Bien que riche, le livre ne parvient pas à caractériser les pratiques actuelles en regard de celles qui les ont précédées. Comment le régime généralisé de l’image et de la reprise qu’identifie Grenier, véritable « cannibalisme » propre au XXIe siècle, se distingue-t-il des pratiques d’appropriation qui ont marqué le glissement du moderne au postmoderne et qui n’ont cessé de se renouveler ? Rosalind Krauss mettait en pièces la notion d’originalité et envisageait le postmoderne sous le règne de la copie et de la répétition. Pour Jean Baudrillard, le simulacre apte à engender des chaînes infinies d’autres simulacres anéantissait l’idée d’une réalité première. Craig Owens percevait dans l’art postmoderne une impulsion allégorique se manifestant par le surgissement d’un passé fragmenté dans le présent. Avec Pictures, Douglas Crimp identifiait dans les images une temporalité et une présence propres au théâtre, révélant des strates iconographiques plurielles. Plus récemment, Nicolas Bourriaud proposait le terme « post-production » pour qualifier les œuvres procédant de la manipulation de matériaux de seconde main. « Reprogrammer les œuvres existantes », « habiter des styles et des formes historisés », « utiliser la société comme un répertoire de formes », écrivait-il déjà en 2004. Pourquoi ne cesse-t-on de reformuler les termes de cette fièvre appropriationniste et qu’est-ce qui se joue dans ces répétitions différenciées des discours ? Si La manipulation des images ne répond pas à ces interrogations, le livre a le mérite d’amener ses lecteurs à les penser.

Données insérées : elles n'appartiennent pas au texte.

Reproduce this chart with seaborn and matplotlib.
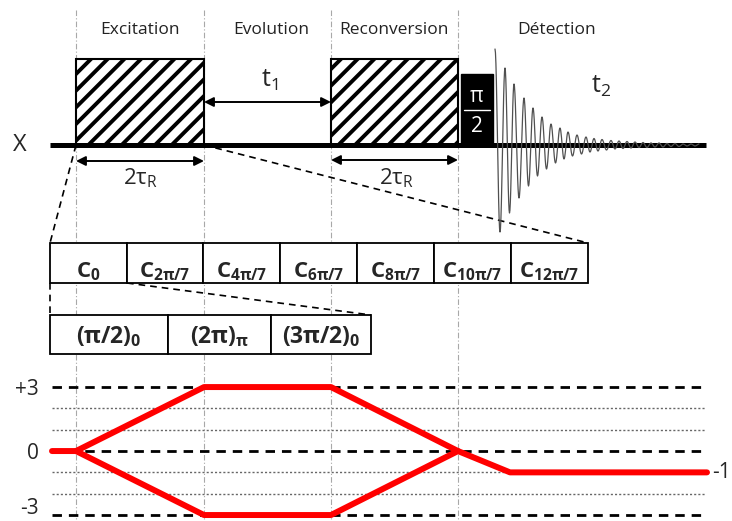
import numpy as np
import pandas as pd
import matplotlib
matplotlib.use("Agg")
import matplotlib.pyplot as plt
from matplotlib.patches import Rectangle
from matplotlib.transforms import ScaledTranslation
import seaborn as sns

sns.set_theme(style="white")
plt.rcParams["font.family"] = ["Open Sans", "DejaVu Sans"]
plt.rcParams["mathtext.fontset"] = "custom"
plt.rcParams["mathtext.rm"] = "Open Sans"
plt.rcParams["mathtext.bf"] = "Open Sans:bold"
plt.rcParams["mathtext.it"] = "Open Sans:italic"
plt.rcParams["hatch.linewidth"] = 2.8

# -----------------------------
# Data (pixel-like time axis shared by all panels)
# -----------------------------
period_edges = [76, 204, 331, 458]
section_names = ["Excitation", "Evolution", "Reconversion", "Détection"]
section_x = [140, 271, 394, 557]

c_edges = [50, 127, 203, 280, 357, 434, 511, 588]
c_labels = [r"$\mathbf{C_{0}}$", r"$\mathbf{C_{2\pi/7}}$", r"$\mathbf{C_{4\pi/7}}$",
            r"$\mathbf{C_{6\pi/7}}$", r"$\mathbf{C_{8\pi/7}}$", r"$\mathbf{C_{10\pi/7}}$",
            r"$\mathbf{C_{12\pi/7}}$"]
sub_edges = [50, 168, 271, 371]
sub_labels = [r"$\mathbf{(\pi/2)_{0}}$", r"$\mathbf{(2\pi)_{\pi}}$", r"$\mathbf{(3\pi/2)_{0}}$"]

# coherence pathways
path_up_x = [52, 76, 204, 331, 458, 510, 707]
path_up_p = [0, 0, 3, 3, 0, -1, -1]
path_lo_x = [76, 204, 331, 458]
path_lo_p = [0, -3, -3, 0]
levels_dashed = [3, 0, -3]
levels_dotted = [2, 1, -1, -2]
level_labels = ["+3", "0", "-3"]

# FID: peak positions and successive half-cycle amplitudes (px)
fid_peak_x = [495, 505, 514, 524, 533, 542, 551, 560, 568, 577, 586, 594, 602,
              611, 619, 627, 635, 643, 651, 659, 667, 675, 683, 691, 699]
fid_amp = [96, 87, 77, 68, 61, 53, 47, 41, 37, 31, 28, 24, 21, 18, 17, 14, 13, 11,
           10, 9, 8, 7, 6.5, 6, 5.5, 5, 4.5, 4, 4, 3.5, 3.5, 3, 3, 2.5, 2.5, 2.5,
           2, 2, 2, 2, 1.5, 1.5, 1.5, 1.5, 1, 1, 1, 1, 1]

# -----------------------------
# Figure
# -----------------------------
fig = plt.figure(figsize=(7.32, 5.21), dpi=100)
ax = fig.add_axes([0, 0, 1, 1])
ax.set_xlim(0, 732)
ax.set_ylim(521, 0)
ax.axis("off")

base_y = 145

# vertical guides
for x in period_edges:
    ax.plot([x, x], [10, 521], color="#a8a8a8", lw=0.8, ls=(0, (5, 2, 1, 2)), zorder=0)

# section titles
for name, x in zip(section_names, section_x):
    ax.text(x, 30, name, ha="center", va="center", fontsize=12.5, color="#222222")

# baseline
ax.plot([50, 706], [base_y, base_y], color="black", lw=3.6, solid_capstyle="butt", zorder=3)
ax.text(20, base_y, "X", ha="center", va="center", fontsize=17)

# hatched blocks
for x0, x1 in [(period_edges[0], period_edges[1]), (period_edges[2], period_edges[3])]:
    ax.add_patch(Rectangle((x0, 59), x1 - x0, base_y - 59, facecolor="white",
                           edgecolor="black", hatch="//", lw=1.5, zorder=2))

# pi/2 pulse
ax.add_patch(Rectangle((461, 74), 32, base_y - 74, facecolor="black", edgecolor="black", zorder=2))
ax.text(477, 96, "π", color="white", ha="center", va="center", fontsize=15, zorder=4)
ax.plot([464, 490], [110, 110], color="white", lw=1, zorder=4)
ax.text(477, 127, "2", color="white", ha="center", va="center", fontsize=15, zorder=4)

# FID
ext_x = []
for i, px in enumerate(fid_peak_x):
    ext_x.append(px)
    if i < len(fid_peak_x) - 1:
        ext_x.append((px + fid_peak_x[i + 1]) / 2)
ext_y = [base_y - a if i % 2 == 0 else base_y + a for i, a in enumerate(fid_amp)]
xs, ys = [], []
t = np.linspace(0, np.pi, 12)
for i in range(len(ext_x) - 1):
    mid = (ext_y[i] + ext_y[i + 1]) / 2
    half = (ext_y[i] - ext_y[i + 1]) / 2
    xs.extend(ext_x[i] + (ext_x[i + 1] - ext_x[i]) * t / np.pi)
    ys.extend(mid + half * np.cos(t))
ax.plot(xs, ys, color="#505050", lw=0.9, zorder=4)

# arrows and time labels
arrow = dict(arrowstyle="<|-|>", color="black", lw=1.4, mutation_scale=14, shrinkA=0, shrinkB=0)
ax.annotate("", xy=(period_edges[1], 102), xytext=(period_edges[2], 102), arrowprops=arrow)
ax.text(270, 80, r"t$_1$", ha="center", va="center", fontsize=18)
ax.text(601, 86, r"t$_2$", ha="center", va="center", fontsize=18)
ax.annotate("", xy=(period_edges[0], 161), xytext=(period_edges[1], 161), arrowprops=arrow)
ax.annotate("", xy=(period_edges[2], 160), xytext=(period_edges[3], 160), arrowprops=arrow)
ax.text(140, 178, r"2τ$_\mathrm{R}$", ha="center", va="center", fontsize=16)
ax.text(396, 178, r"2τ$_\mathrm{R}$", ha="center", va="center", fontsize=16)

# zoom (expansion) dashed lines
zoom_ls = dict(color="black", lw=1.2, ls=(0, (4, 3)), zorder=1)
ax.plot([period_edges[0], c_edges[0]], [base_y, 243], **zoom_ls)
ax.plot([period_edges[1], c_edges[-1]], [base_y, 243], **zoom_ls)
ax.plot([c_edges[0], sub_edges[0]], [283, 315], **zoom_ls)
ax.plot([c_edges[1], sub_edges[-1]], [283, 315], **zoom_ls)

# C-element row
for i, lab in enumerate(c_labels):
    x0, x1 = c_edges[i], c_edges[i + 1]
    ax.add_patch(Rectangle((x0, 243), x1 - x0, 40, facecolor="white", edgecolor="black", lw=1.3, zorder=2))
    ax.text((x0 + x1) / 2, 277, lab, ha="center", va="baseline", fontsize=16, zorder=3)

# sub-element row
for i, lab in enumerate(sub_labels):
    x0, x1 = sub_edges[i], sub_edges[i + 1]
    ax.add_patch(Rectangle((x0, 315), x1 - x0, 39, facecolor="white", edgecolor="black", lw=1.3, zorder=2))
    ax.text((x0 + x1) / 2, 343, lab, ha="center", va="baseline", fontsize=16.5, zorder=3)

# -----------------------------
# Coherence transfer pathway
# -----------------------------
ax2 = fig.add_axes([44 / 732, 0, 1 - 44 / 732, 151 / 521])
ax2.set_facecolor("none")
ax2.set_xlim(44, 732)
ax2.set_ylim(-3.28, 3.8)
for p in levels_dashed:
    ax2.plot([52, 702], [p, p], color="black", lw=2, ls=(0, (3.4, 2.5)), zorder=1)
for p in levels_dotted:
    ax2.plot([52, 705], [p, p], color="#666666", lw=1, ls=(0, (1.5, 1.5)), zorder=1)

paths = pd.DataFrame({
    "x": path_up_x + path_lo_x,
    "p": path_up_p + path_lo_p,
    "path": ["up"] * len(path_up_x) + ["lo"] * len(path_lo_x),
})
sns.lineplot(data=paths, x="x", y="p", units="path", estimator=None, sort=False,
             color="#ff0000", lw=4.3, solid_joinstyle="round", ax=ax2, legend=False, zorder=3)
ax2.set_yticks(levels_dashed)
ax2.set_yticklabels(level_labels)
ax2.set_xticks([])
ax2.tick_params(axis="y", length=0, pad=4, labelsize=15)
ax2.set_xlabel("")
ax2.set_ylabel("")
sns.despine(ax=ax2, left=True, bottom=True)
# keep the lowest label inside the canvas
low = ax2.get_yticklabels()[-1]
low.set_transform(low.get_transform() + ScaledTranslation(0, 9 / 100, fig.dpi_scale_trans))
ax2.text(712, -1, "-1", ha="left", va="center", fontsize=15, clip_on=False)

fig.savefig("out.png", dpi=100)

Anne Bénichou est professeure d’histoire et de théorie de l’art à l’École des arts visuels et médiatiques de l’Université du Québec à Montréal. Ses recherches portent sur les archives, les formes mémorielles et les récits historiques issus des pratiques artistiques contemporaines et des institutions chargées de les préserver et de les diffuser. Elle a dirigé les ouvrages collectifs Ouvrir le document et Recréer/ Scripter (Les presses du réel, 2010 et 2015) et a fait paraître Muntadas. Between the Frames: The Forum (MACBA, 2011) et Un imaginaire institutionnel (L’Harmattan, 2013).